> _Source records_:
▼

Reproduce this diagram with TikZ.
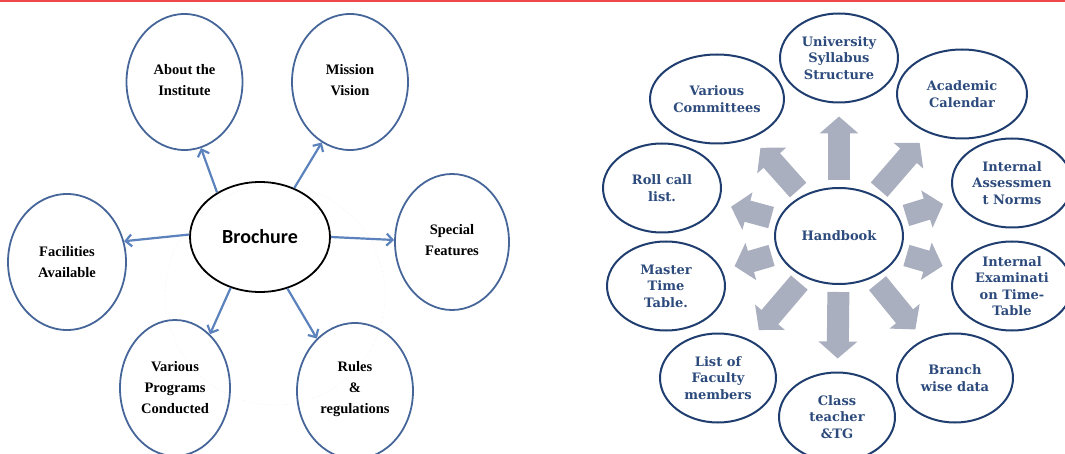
\documentclass[tikz,border=0pt]{standalone}
\usepackage{fontspec}
\setmainfont{Liberation Serif}
\newfontfamily\hbfont{DejaVu Serif}
\newfontfamily\brfont{Carlito}
\usepackage{tikz}
\usetikzlibrary{shapes.geometric, arrows.meta}
\usepackage{xcolor}

\definecolor{topred}{HTML}{F04848}
\definecolor{leftline}{HTML}{46669A}
\definecolor{leftarrow}{HTML}{5B82BC}
\definecolor{navyline}{HTML}{1F3D6E}
\definecolor{navytext}{HTML}{2C4A7C}
\definecolor{blockgray}{HTML}{A9AFBF}

\tikzset{
  bubble/.style={ellipse, draw=leftline, line width=1.8pt, inner sep=0pt,
    minimum width=116pt, minimum height=136pt},
  bubtxt/.style={align=center, font=\fontsize{14.5}{21}\selectfont\bfseries},
  hbub/.style={ellipse, draw=navyline, line width=2pt, inner sep=0pt,
    minimum width=118pt, minimum height=89pt},
  hbtxt/.style={align=center, text=navytext, font=\hbfont\bfseries\fontsize{13}{16.5}\selectfont},
  thinarr/.style={draw=leftarrow, line width=2.2pt, -{Straight Barb[length=6pt,width=12pt]}},
  blockarr/.style={draw=blockgray, line width=22pt, -{Triangle[width=38pt,length=17pt]},
    shorten <=7pt, shorten >=13pt}
}

\begin{document}
\begin{tikzpicture}[x=1pt, y=-1pt]

  \useasboundingbox (0,0) rectangle (1065,454);
  \clip (0,0) rectangle (1065,454);

  % Top rule
  \fill[topred] (0,0) rectangle (1065,2);

  % Brochure: faint guide circle
  \draw[gray!15, dotted, line width=0.6pt] (275,295) circle (110pt);

  % Brochure: centre
  \node[ellipse, draw=black, line width=1.8pt, minimum width=140pt, minimum height=110pt,
        inner sep=0pt, font=\brfont\bfseries\fontsize{20}{24}\selectfont] (bro) at (260,237) {Brochure};

  % Brochure: outer bubbles
  \node[bubble] (about) at (184.5,82) {};
  \node[bubble] (mission) at (350,82) {};
  \node[bubble, minimum width=114pt] (special) at (452,242) {};
  \node[bubble, minimum width=118pt] (facil) at (67,262) {};
  \node[bubble, minimum width=110pt] (prog) at (175,388) {};
  \node[bubble] (rules) at (355,391) {};

  \node[bubtxt] (about-t) at ([yshift=2pt]about.center) {About the\\Institute};
  \node[bubtxt] (mission-t) at ([yshift=2pt]mission.center) {Mission\\Vision};
  \node[bubtxt] (special-t) at ([yshift=2pt]special.center) {Special\\Features};
  \node[bubtxt] (facil-t) at (facil.center) {Facilities\\Available};
  \node[bubtxt] (prog-t) at (prog.center) {Various\\Programs\\Conducted};
  \node[bubtxt] (rules-t) at ([yshift=2pt]rules.center) {Rules\\\&\\regulations};

  % Brochure: arrows
  \draw[thinarr] (bro.134) -- (about.284);
  \draw[thinarr] (bro.55) -- (mission.245);
  \draw[thinarr] (bro.178) -- (facil.20);
  \draw[thinarr] (bro.0) -- (special.178);
  \draw[thinarr] (bro.240) -- (prog.57);
  \draw[thinarr] (bro.298) -- (rules.126);

  % Handbook: centre
  \node[hbub, minimum width=128pt, minimum height=96pt] (hb) at (839,236) {};
  \node[hbtxt] (hb-t) at (hb.center) {Handbook};

  % Handbook: outer bubbles
  \node[hbub] (uni) at (839,58) {};
  \node[hbub, minimum width=134pt] (comm) at (717,99) {};
  \node[hbub, minimum width=130pt] (acad) at (962,94) {};
  \node[hbub] (roll) at (662,188) {};
  \node[hbub, minimum width=120pt] (iassess) at (1012,183) {};
  \node[hbub] (master) at (666,286) {};
  \node[hbub, minimum width=120pt] (iexam) at (1012,286) {};
  \node[hbub, minimum width=116pt] (fac) at (718,378) {};
  \node[hbub, minimum width=116pt] (cls) at (837,417) {};
  \node[hbub, minimum width=116pt] (branch) at (955,378) {};

  \node[hbtxt] (uni-t) at (uni.center) {University\\Syllabus\\Structure};
  \node[hbtxt] (comm-t) at (comm.center) {Various\\Committees};
  \node[hbtxt] (acad-t) at (acad.center) {Academic\\Calendar};
  \node[hbtxt] (roll-t) at (roll.center) {Roll call\\list.};
  \node[hbtxt] (iassess-t) at (iassess.center) {Internal\\Assessmen\\t Norms};
  \node[hbtxt] (master-t) at (master.center) {Master\\Time\\Table.};
  \node[hbtxt] (iexam-t) at (iexam.center) {Internal\\Examinati\\on Time-\\Table};
  \node[hbtxt] (fac-t) at (fac.center) {List of\\Faculty\\members};
  \node[hbtxt] (cls-t) at (cls.center) {Class\\teacher\\\&TG};
  \node[hbtxt] (branch-t) at (branch.center) {Branch\\wise data};

  % Handbook: block arrows
  \foreach \nm in {uni, comm, acad, roll, iassess, master, iexam, fac, cls, branch}{
    \draw[blockarr] (hb) -- (\nm);
  }

\end{tikzpicture}
\end{document}
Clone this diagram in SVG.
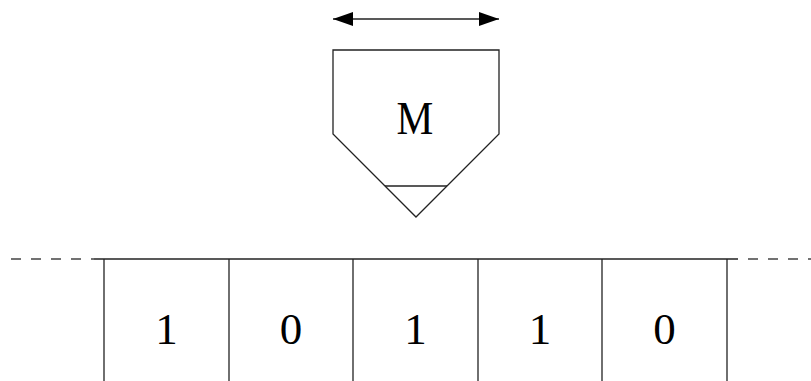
<svg xmlns="http://www.w3.org/2000/svg" width="811" height="381" viewBox="0 0 811 381">
<style>
.ln{stroke:#222;stroke-width:1.3;fill:none}
.dash{stroke:#444;stroke-width:1.3;stroke-dasharray:10 10;fill:none}
.t{font-family:"Liberation Serif","DejaVu Serif",serif;font-size:45px;fill:#000;text-anchor:middle}
</style>
<defs>
<marker id="ah" viewBox="0 0 20 14" refX="20" refY="7" markerWidth="20" markerHeight="14" markerUnits="userSpaceOnUse" orient="auto-start-reverse">
<path d="M0,0 L20,7 L0,14 Z" fill="#000"/>
</marker>
</defs>
<g id="connectors">
<line class="ln" x1="333" y1="19" x2="499" y2="19" stroke="#000" marker-start="url(#ah)" marker-end="url(#ah)"/>
</g>
<g id="head">
<path class="ln" d="M333,50 L499,50 L499,134 L416,217 L333,134 Z"/>
<line class="ln" x1="385" y1="186" x2="447" y2="186"/>
<text class="t" x="0" y="0" transform="translate(415,134) scale(0.88,1)" style="font-size:47px">M</text>
</g>
<g id="tape">
<line class="dash" x1="11" y1="259" x2="94" y2="259"/>
<line class="ln" x1="94" y1="259" x2="738" y2="259"/>
<line class="dash" x1="748" y1="259" x2="811" y2="259"/>
<line class="ln" x1="104" y1="259" x2="104" y2="381"/>
<line class="ln" x1="229" y1="259" x2="229" y2="381"/>
<line class="ln" x1="353" y1="259" x2="353" y2="381"/>
<line class="ln" x1="478" y1="259" x2="478" y2="381"/>
<line class="ln" x1="602" y1="259" x2="602" y2="381"/>
<line class="ln" x1="727" y1="259" x2="727" y2="381"/>
</g>
<g id="cell1"><text class="t" x="166.5" y="344">1</text></g>
<g id="cell2"><text class="t" x="291" y="344">0</text></g>
<g id="cell3"><text class="t" x="415.5" y="344">1</text></g>
<g id="cell4"><text class="t" x="540" y="344">1</text></g>
<g id="cell5"><text class="t" x="664.5" y="344">0</text></g>
</svg>
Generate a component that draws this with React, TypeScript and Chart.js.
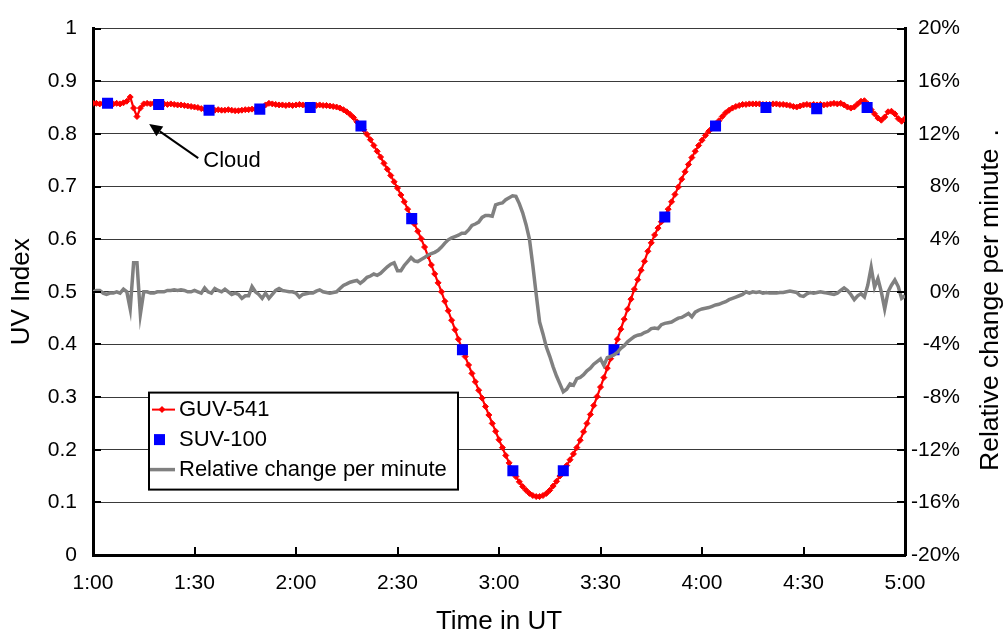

▲

> _Directive_: Output all of the records exactly as they appear above, but not the pictures.

> _Solution to this problem_:
Reproduce this diagram with TikZ.
\documentclass[tikz,border=0pt]{standalone}
\usepackage{fontspec}
\setmainfont{Liberation Serif}
\newfontfamily\hbfont{DejaVu Serif}
\newfontfamily\brfont{Carlito}
\usepackage{tikz}
\usetikzlibrary{shapes.geometric, arrows.meta}
\usepackage{xcolor}

\definecolor{topred}{HTML}{F04848}
\definecolor{leftline}{HTML}{46669A}
\definecolor{leftarrow}{HTML}{5B82BC}
\definecolor{navyline}{HTML}{1F3D6E}
\definecolor{navytext}{HTML}{2C4A7C}
\definecolor{blockgray}{HTML}{A9AFBF}

\tikzset{
  bubble/.style={ellipse, draw=leftline, line width=1.8pt, inner sep=0pt,
    minimum width=116pt, minimum height=136pt},
  bubtxt/.style={align=center, font=\fontsize{14.5}{21}\selectfont\bfseries},
  hbub/.style={ellipse, draw=navyline, line width=2pt, inner sep=0pt,
    minimum width=118pt, minimum height=89pt},
  hbtxt/.style={align=center, text=navytext, font=\hbfont\bfseries\fontsize{13}{16.5}\selectfont},
  thinarr/.style={draw=leftarrow, line width=2.2pt, -{Straight Barb[length=6pt,width=12pt]}},
  blockarr/.style={draw=blockgray, line width=22pt, -{Triangle[width=38pt,length=17pt]},
    shorten <=7pt, shorten >=13pt}
}

\begin{document}
\begin{tikzpicture}[x=1pt, y=-1pt]

  \useasboundingbox (0,0) rectangle (1065,454);
  \clip (0,0) rectangle (1065,454);

  % Top rule
  \fill[topred] (0,0) rectangle (1065,2);

  % Brochure: faint guide circle
  \draw[gray!15, dotted, line width=0.6pt] (275,295) circle (110pt);

  % Brochure: centre
  \node[ellipse, draw=black, line width=1.8pt, minimum width=140pt, minimum height=110pt,
        inner sep=0pt, font=\brfont\bfseries\fontsize{20}{24}\selectfont] (bro) at (260,237) {Brochure};

  % Brochure: outer bubbles
  \node[bubble] (about) at (184.5,82) {};
  \node[bubble] (mission) at (350,82) {};
  \node[bubble, minimum width=114pt] (special) at (452,242) {};
  \node[bubble, minimum width=118pt] (facil) at (67,262) {};
  \node[bubble, minimum width=110pt] (prog) at (175,388) {};
  \node[bubble] (rules) at (355,391) {};

  \node[bubtxt] (about-t) at ([yshift=2pt]about.center) {About the\\Institute};
  \node[bubtxt] (mission-t) at ([yshift=2pt]mission.center) {Mission\\Vision};
  \node[bubtxt] (special-t) at ([yshift=2pt]special.center) {Special\\Features};
  \node[bubtxt] (facil-t) at (facil.center) {Facilities\\Available};
  \node[bubtxt] (prog-t) at (prog.center) {Various\\Programs\\Conducted};
  \node[bubtxt] (rules-t) at ([yshift=2pt]rules.center) {Rules\\\&\\regulations};

  % Brochure: arrows
  \draw[thinarr] (bro.134) -- (about.284);
  \draw[thinarr] (bro.55) -- (mission.245);
  \draw[thinarr] (bro.178) -- (facil.20);
  \draw[thinarr] (bro.0) -- (special.178);
  \draw[thinarr] (bro.240) -- (prog.57);
  \draw[thinarr] (bro.298) -- (rules.126);

  % Handbook: centre
  \node[hbub, minimum width=128pt, minimum height=96pt] (hb) at (839,236) {};
  \node[hbtxt] (hb-t) at (hb.center) {Handbook};

  % Handbook: outer bubbles
  \node[hbub] (uni) at (839,58) {};
  \node[hbub, minimum width=134pt] (comm) at (717,99) {};
  \node[hbub, minimum width=130pt] (acad) at (962,94) {};
  \node[hbub] (roll) at (662,188) {};
  \node[hbub, minimum width=120pt] (iassess) at (1012,183) {};
  \node[hbub] (master) at (666,286) {};
  \node[hbub, minimum width=120pt] (iexam) at (1012,286) {};
  \node[hbub, minimum width=116pt] (fac) at (718,378) {};
  \node[hbub, minimum width=116pt] (cls) at (837,417) {};
  \node[hbub, minimum width=116pt] (branch) at (955,378) {};

  \node[hbtxt] (uni-t) at (uni.center) {University\\Syllabus\\Structure};
  \node[hbtxt] (comm-t) at (comm.center) {Various\\Committees};
  \node[hbtxt] (acad-t) at (acad.center) {Academic\\Calendar};
  \node[hbtxt] (roll-t) at (roll.center) {Roll call\\list.};
  \node[hbtxt] (iassess-t) at (iassess.center) {Internal\\Assessmen\\t Norms};
  \node[hbtxt] (master-t) at (master.center) {Master\\Time\\Table.};
  \node[hbtxt] (iexam-t) at (iexam.center) {Internal\\Examinati\\on Time-\\Table};
  \node[hbtxt] (fac-t) at (fac.center) {List of\\Faculty\\members};
  \node[hbtxt] (cls-t) at (cls.center) {Class\\teacher\\\&TG};
  \node[hbtxt] (branch-t) at (branch.center) {Branch\\wise data};

  % Handbook: block arrows
  \foreach \nm in {uni, comm, acad, roll, iassess, master, iexam, fac, cls, branch}{
    \draw[blockarr] (hb) -- (\nm);
  }

\end{tikzpicture}
\end{document}
Clone this diagram in SVG.
<svg xmlns="http://www.w3.org/2000/svg" width="811" height="381" viewBox="0 0 811 381">
<style>
.ln{stroke:#222;stroke-width:1.3;fill:none}
.dash{stroke:#444;stroke-width:1.3;stroke-dasharray:10 10;fill:none}
.t{font-family:"Liberation Serif","DejaVu Serif",serif;font-size:45px;fill:#000;text-anchor:middle}
</style>
<defs>
<marker id="ah" viewBox="0 0 20 14" refX="20" refY="7" markerWidth="20" markerHeight="14" markerUnits="userSpaceOnUse" orient="auto-start-reverse">
<path d="M0,0 L20,7 L0,14 Z" fill="#000"/>
</marker>
</defs>
<g id="connectors">
<line class="ln" x1="333" y1="19" x2="499" y2="19" stroke="#000" marker-start="url(#ah)" marker-end="url(#ah)"/>
</g>
<g id="head">
<path class="ln" d="M333,50 L499,50 L499,134 L416,217 L333,134 Z"/>
<line class="ln" x1="385" y1="186" x2="447" y2="186"/>
<text class="t" x="0" y="0" transform="translate(415,134) scale(0.88,1)" style="font-size:47px">M</text>
</g>
<g id="tape">
<line class="dash" x1="11" y1="259" x2="94" y2="259"/>
<line class="ln" x1="94" y1="259" x2="738" y2="259"/>
<line class="dash" x1="748" y1="259" x2="811" y2="259"/>
<line class="ln" x1="104" y1="259" x2="104" y2="381"/>
<line class="ln" x1="229" y1="259" x2="229" y2="381"/>
<line class="ln" x1="353" y1="259" x2="353" y2="381"/>
<line class="ln" x1="478" y1="259" x2="478" y2="381"/>
<line class="ln" x1="602" y1="259" x2="602" y2="381"/>
<line class="ln" x1="727" y1="259" x2="727" y2="381"/>
</g>
<g id="cell1"><text class="t" x="166.5" y="344">1</text></g>
<g id="cell2"><text class="t" x="291" y="344">0</text></g>
<g id="cell3"><text class="t" x="415.5" y="344">1</text></g>
<g id="cell4"><text class="t" x="540" y="344">1</text></g>
<g id="cell5"><text class="t" x="664.5" y="344">0</text></g>
</svg>
Generate a component that draws this with React, TypeScript and Chart.js.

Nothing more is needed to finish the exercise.